Стало как-то до торжественности тихо, потому что и голоса человеческие как будто запутались в паутине. Орали до потери голоса только писатели, но действия уже не оказали. Их перестали слушать; они не унимались; тогда придумали новое средство: стали звать их «декадентами», что в те времена было почти нецензурно и равнялось сумасшествию.
Паучиха, разрастаясь, принимала небывалые размеры: уютные interieur, бывшие когда-то предметом любви художников и домашних забот, цветником добрых нравов, – стали как «вечность» Достоевского, как «деревенская баня с пауками по углам». В будуарах, кабинетах, в тишине детских спаленок теплилось заразительное сладострастие. Пока ветер пел свои тонкие песенки в печной трубе, жирная паучиха теплила сладострастные лампадки у мирного очага простых и добрых людей.
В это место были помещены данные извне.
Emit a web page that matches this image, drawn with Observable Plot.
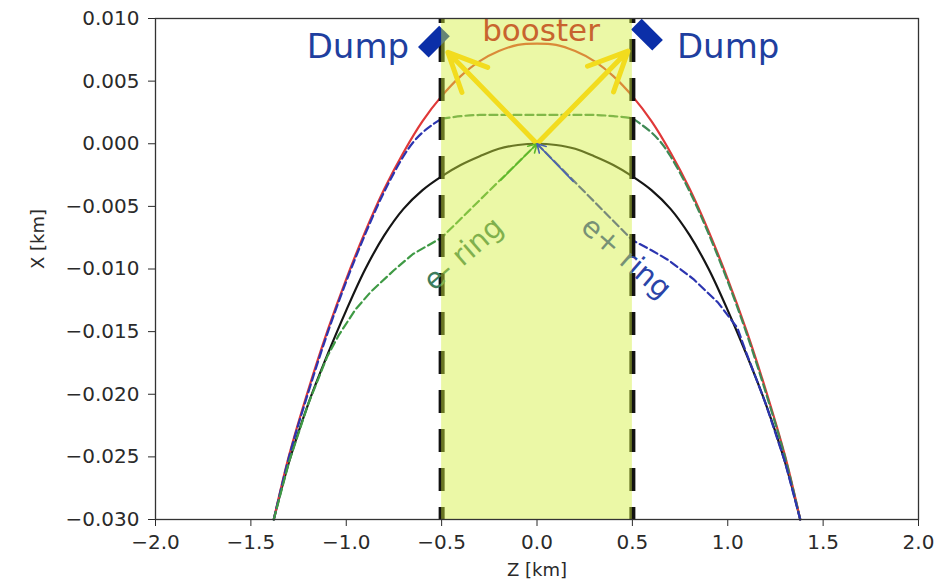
<!DOCTYPE html>
<html><head><meta charset="utf-8">
<script src="https://cdn.jsdelivr.net/npm/d3@7"></script>
<script src="https://cdn.jsdelivr.net/npm/@observablehq/plot@0.6"></script>
<style>body{margin:0;background:#fff;overflow:hidden;}</style>
</head><body><div id="chart"></div>
<script>
// ---- axis ticks ----
const xTicks = [-2.0, -1.5, -1.0, -0.5, 0.0, 0.5, 1.0, 1.5, 2.0];
const yTicks = [-0.030, -0.025, -0.020, -0.015, -0.010, -0.005, 0.000, 0.005, 0.010];

// ---- series: [Z km, X km] ----
const booster = [[-1.38,-0.0300],[-1.30,-0.0249],[-1.20,-0.0197],[-1.10,-0.0150],[-1.00,-0.0108],[-0.90,-0.0070],[-0.80,-0.0036],[-0.70,-0.0007],[-0.60,0.0018],[-0.50,0.0038],[-0.40,0.0054],[-0.30,0.0066],[-0.20,0.0074],[-0.10,0.0079],[0.00,0.0080],[0.10,0.0079],[0.20,0.0074],[0.30,0.0066],[0.40,0.0054],[0.50,0.0038],[0.60,0.0018],[0.70,-0.0007],[0.80,-0.0036],[0.90,-0.0070],[1.00,-0.0108],[1.10,-0.0150],[1.20,-0.0197],[1.30,-0.0249],[1.38,-0.0300]];
const mainRing = [[-1.38,-0.0300],[-1.30,-0.0254],[-1.20,-0.0208],[-1.10,-0.0169],[-1.00,-0.0133],[-0.90,-0.0100],[-0.80,-0.0073],[-0.70,-0.0052],[-0.60,-0.0037],[-0.50,-0.0026],[-0.40,-0.0017],[-0.30,-0.0010],[-0.20,-0.0004],[-0.10,-0.0001],[0.00,0.0000],[0.10,-0.0001],[0.20,-0.0004],[0.30,-0.0010],[0.40,-0.0017],[0.50,-0.0026],[0.60,-0.0037],[0.70,-0.0052],[0.80,-0.0073],[0.90,-0.0100],[1.00,-0.0133],[1.10,-0.0169],[1.20,-0.0208],[1.30,-0.0254],[1.38,-0.0300]];
const positronTop = [[-1.38,-0.0300],[-1.30,-0.0250],[-1.20,-0.0199],[-1.10,-0.0152],[-1.00,-0.0110],[-0.90,-0.0072],[-0.80,-0.0038],[-0.70,-0.0010],[-0.65,0.0001],[-0.60,0.0009],[-0.55,0.0015],[-0.50,0.0020]];
const electronTop = [[-0.50,0.0020],[-0.40,0.0022],[-0.30,0.0023],[-0.20,0.0023],[-0.10,0.0023],[0.00,0.0023],[0.10,0.0023],[0.20,0.0023],[0.30,0.0023],[0.40,0.0022],[0.50,0.0020],[0.55,0.0015],[0.60,0.0009],[0.65,0.0001],[0.70,-0.0010],[0.80,-0.0038],[0.90,-0.0072],[1.00,-0.0110],[1.10,-0.0152],[1.20,-0.0199],[1.30,-0.0250],[1.38,-0.0300]];
const electronRing = [[-1.38,-0.0300],[-1.30,-0.0254],[-1.20,-0.0208],[-1.10,-0.0170],[-1.04,-0.0153],[-0.95,-0.0132],[-0.87,-0.0118],[-0.75,-0.0101],[-0.65,-0.0088],[-0.50,-0.0075],[0.00,0.0000]];
const positronRing = [[0.00,0.0000],[0.50,-0.0077],[0.60,-0.0085],[0.69,-0.0093],[0.82,-0.0108],[0.95,-0.0127],[1.05,-0.0147],[1.10,-0.0168],[1.20,-0.0208],[1.30,-0.0254],[1.38,-0.0300]];

// ---- annotations ----
const bandZ = [-0.5, 0.5];
const boosterTips = [[-0.467, 0.0073], [0.477, 0.0074]];
const ringArrowStarts = [[-0.19, -0.0029], [0.19, -0.0030]];
const dumpBlocks = [[-0.596, 0.0073, -0.485, 0.0090], [0.521, 0.00955, 0.632, 0.00786]];
const dumpLabels = [["Dump", -0.939, 0.00775], ["Dump", 1.002, 0.00775]];
const boosterLabel = ["booster", 0.021, 0.0090];
const eMinusLabel = ["e- ring", -0.385, -0.0088];
const ePlusLabel = ["e+ ring", 0.467, -0.0091];

const lineOpts = (stroke, dash, curve = "catmull-rom") => ({x: d => d[0], y: d => d[1], stroke, strokeWidth: 2.2, curve, strokeDasharray: dash});

const chart = Plot.plot({
  width: 938, height: 587,
  marginLeft: 155, marginRight: 20, marginTop: 18, marginBottom: 68,
  style: {fontFamily: "DejaVu Sans", fontSize: "20px", color: "#2a2a2a", background: "#fff"},
  x: {domain: [-2, 2], ticks: xTicks, tickFormat: d3.format(".1f"), label: null, tickSize: 7, tickPadding: 8},
  y: {domain: [-0.03, 0.01], ticks: yTicks, tickFormat: d3.format(".3f"), label: null, tickSize: 7, tickPadding: 9},
  marks: [
    Plot.line(mainRing, lineOpts("#151515")),
    Plot.line(booster, lineOpts("#e03838")),
    Plot.line(positronTop, lineOpts("#2c35b0", "8,4")),
    Plot.line(electronTop, lineOpts("#3f8a55", "8,4")),
    Plot.line(electronRing, lineOpts("#3f9a45", "8,4", "linear")),
    Plot.line(positronRing, lineOpts("#2c35b0", "8,4", "linear")),
    Plot.ruleX(bandZ, {stroke: "#111", strokeWidth: 6, strokeDasharray: "23,16", strokeDashoffset: 18}),
    Plot.link(dumpBlocks, {x1: d => d[0], y1: d => d[1], x2: d => d[2], y2: d => d[3], stroke: "#0b2fa8", strokeWidth: 15, strokeLinecap: "butt"}),
    Plot.text([eMinusLabel], {x: d => d[1], y: d => d[2], text: d => d[0], rotate: -41, fill: "#3d7d5d", fontSize: 29, fontFamily: "DejaVu Sans"}),
    Plot.text([ePlusLabel], {x: d => d[1], y: d => d[2], text: d => d[0], rotate: 41, fill: "#2a44a8", fontSize: 29, fontFamily: "DejaVu Sans"}),
    Plot.rect([bandZ], {x1: d => d[0], x2: d => d[1], fill: "#d2f03a", fillOpacity: 0.45}),
    Plot.text([boosterLabel], {x: d => d[1], y: d => d[2], text: d => d[0], fill: "#c8642e", fontSize: 31, fontFamily: "DejaVu Sans"}),
    Plot.arrow(boosterTips, {x1: () => 0, y1: () => 0, x2: d => d[0], y2: d => d[1], stroke: "#f2dc1e", strokeWidth: 5, headLength: 13, headAngle: 50}),
    Plot.arrow(ringArrowStarts, {x1: d => d[0], y1: d => d[1], x2: () => 0, y2: () => 0, stroke: (d, i) => i === 0 ? "#5cb82a" : "#4a62b0", strokeWidth: 1.6, headLength: 9}),
    Plot.text(dumpLabels, {x: d => d[1], y: d => d[2], text: d => d[0], fill: "#1f3f9f", fontSize: 34, fontFamily: "DejaVu Sans"}),
    Plot.text(["Z [km]"], {frameAnchor: "bottom", dy: 56, text: d => d, fontSize: 18, fill: "#2a2a2a"}),
    Plot.text(["X [km]"], {frameAnchor: "left", dx: -117, rotate: -90, text: d => d, fontSize: 18, fill: "#2a2a2a"}),
    Plot.frame({stroke: "#333", strokeWidth: 1.3})
  ]
});
document.getElementById("chart").appendChild(chart);
</script>
</body></html>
За всей эстетической возней, за нестройными криками отщепенцев, заклейменных именем «декадентов», можно было услышать биение здорового пульса, желание жить красивой и стройной жизнью, так, чтобы паучиха уползла за тридевять земель. Но сами декаденты были заражены паучьим ядом. Вместе с тем у их читателей появились признаки полной заразы.
Люди стали жить странной, совсем чуждой человечеству жизнью. Прежде думали, что жизнь должна быть свободной, красивой, религиозной, творческой. Природа, искусство, литература – были на первом плане. Теперь развилась порода людей, совершенно перевернувших эти понятия и тем не менее считающихся здоровыми. Они стали суетливы и бледнолицы. У них умерли страсти, – и природа стала чужда и непонятна для них. Они стали посвящать все свое время государственной службе – и перестали понимать искусства. Музы стали невыносимы для них. Они утратили понемногу, идя путями томления, сначала Бога, потом мир, наконец – самих себя. Как бы циркулем они стали вычерчивать какой-то механический круг собственной жизни, в котором разместились, теснясь и давя друг друга, все чувства, наклонности, привязанности. Этот заранее вычерченный круг стал зваться жизнью нормального человека. Круг разбухал и двигался на длинных тонких ножках; тогда постороннему наблюдателю становилось ясно, что это ползает паучиха, а в теле паучихи сидит заживо съеденный ею нормальный человек.